Goal
Go through the data below and copy it exactly, skipping every picture.

** begin Recorded information **

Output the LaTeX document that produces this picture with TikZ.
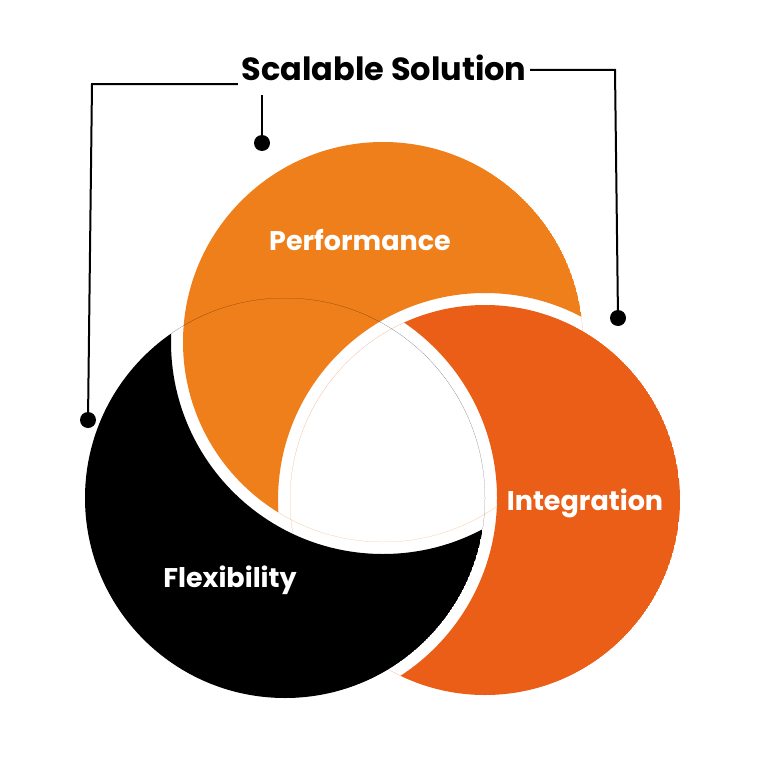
\documentclass[tikz,border=0pt]{standalone}
\usepackage{fontspec}
\setmainfont{Poppins}
\definecolor{perf}{HTML}{EE7F1B}
\definecolor{integ}{HTML}{EB5E17}
\begin{document}
\begin{tikzpicture}[x=1pt,y=-1pt,
  lbl/.style={text=white,font=\bfseries\fontsize{27}{30}\selectfont},
  callout/.style={line width=2pt},
  dotc/.style={circle,fill=black,inner sep=0pt,minimum size=16pt}]
\useasboundingbox[fill=white] (0,0) rectangle (768,768);
\coordinate (P) at (383,342);
\coordinate (I) at (485,500);
\coordinate (F) at (285,498);
\def\g{12}
\begin{scope}\clip (P) circle (200);
  \fill[perf,even odd rule] (P) circle (200) (I) circle (195+\g);\end{scope}
\begin{scope}\clip (I) circle (195);
  \fill[integ,even odd rule] (I) circle (195) (F) circle (200+\g);\end{scope}
\begin{scope}\clip (F) circle (200);
  \fill[black,even odd rule] (F) circle (200) (P) circle (200+\g);\end{scope}
\node[lbl] (perfl) at (360,240) {Performance};
\node[lbl] (intl) at (585,503) {Integration};
\node[lbl] (flexl) at (230,580) {Flexibility};
\node[font=\bfseries\fontsize{32}{36}\selectfont] (title) at (384,68) {Scalable Solution};
\node[dotc] (d1) at (88,420) {};
\node[dotc] (d2) at (262,143) {};
\node[dotc] (d3) at (618,318) {};
\draw[callout] (title.west|-0,84) -- (92,84) -- (d1.center);
\draw[callout] (262,95) -- (d2.center);
\draw[callout] (title.east|-0,70) -- (615,70) -- (d3.center);
\end{tikzpicture}
\end{document}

** end Recorded information **

Response to the task
Output the LaTeX document that produces this picture with TikZ.
\documentclass[tikz,border=0pt]{standalone}
\usepackage{fontspec}
\setmainfont{Poppins}
\definecolor{perf}{HTML}{EE7F1B}
\definecolor{integ}{HTML}{EB5E17}
\begin{document}
\begin{tikzpicture}[x=1pt,y=-1pt,
  lbl/.style={text=white,font=\bfseries\fontsize{27}{30}\selectfont},
  callout/.style={line width=2pt},
  dotc/.style={circle,fill=black,inner sep=0pt,minimum size=16pt}]
\useasboundingbox[fill=white] (0,0) rectangle (768,768);
\coordinate (P) at (383,342);
\coordinate (I) at (485,500);
\coordinate (F) at (285,498);
\def\g{12}
\begin{scope}\clip (P) circle (200);
  \fill[perf,even odd rule] (P) circle (200) (I) circle (195+\g);\end{scope}
\begin{scope}\clip (I) circle (195);
  \fill[integ,even odd rule] (I) circle (195) (F) circle (200+\g);\end{scope}
\begin{scope}\clip (F) circle (200);
  \fill[black,even odd rule] (F) circle (200) (P) circle (200+\g);\end{scope}
\node[lbl] (perfl) at (360,240) {Performance};
\node[lbl] (intl) at (585,503) {Integration};
\node[lbl] (flexl) at (230,580) {Flexibility};
\node[font=\bfseries\fontsize{32}{36}\selectfont] (title) at (384,68) {Scalable Solution};
\node[dotc] (d1) at (88,420) {};
\node[dotc] (d2) at (262,143) {};
\node[dotc] (d3) at (618,318) {};
\draw[callout] (title.west|-0,84) -- (92,84) -- (d1.center);
\draw[callout] (262,95) -- (d2.center);
\draw[callout] (title.east|-0,70) -- (615,70) -- (d3.center);
\end{tikzpicture}
\end{document}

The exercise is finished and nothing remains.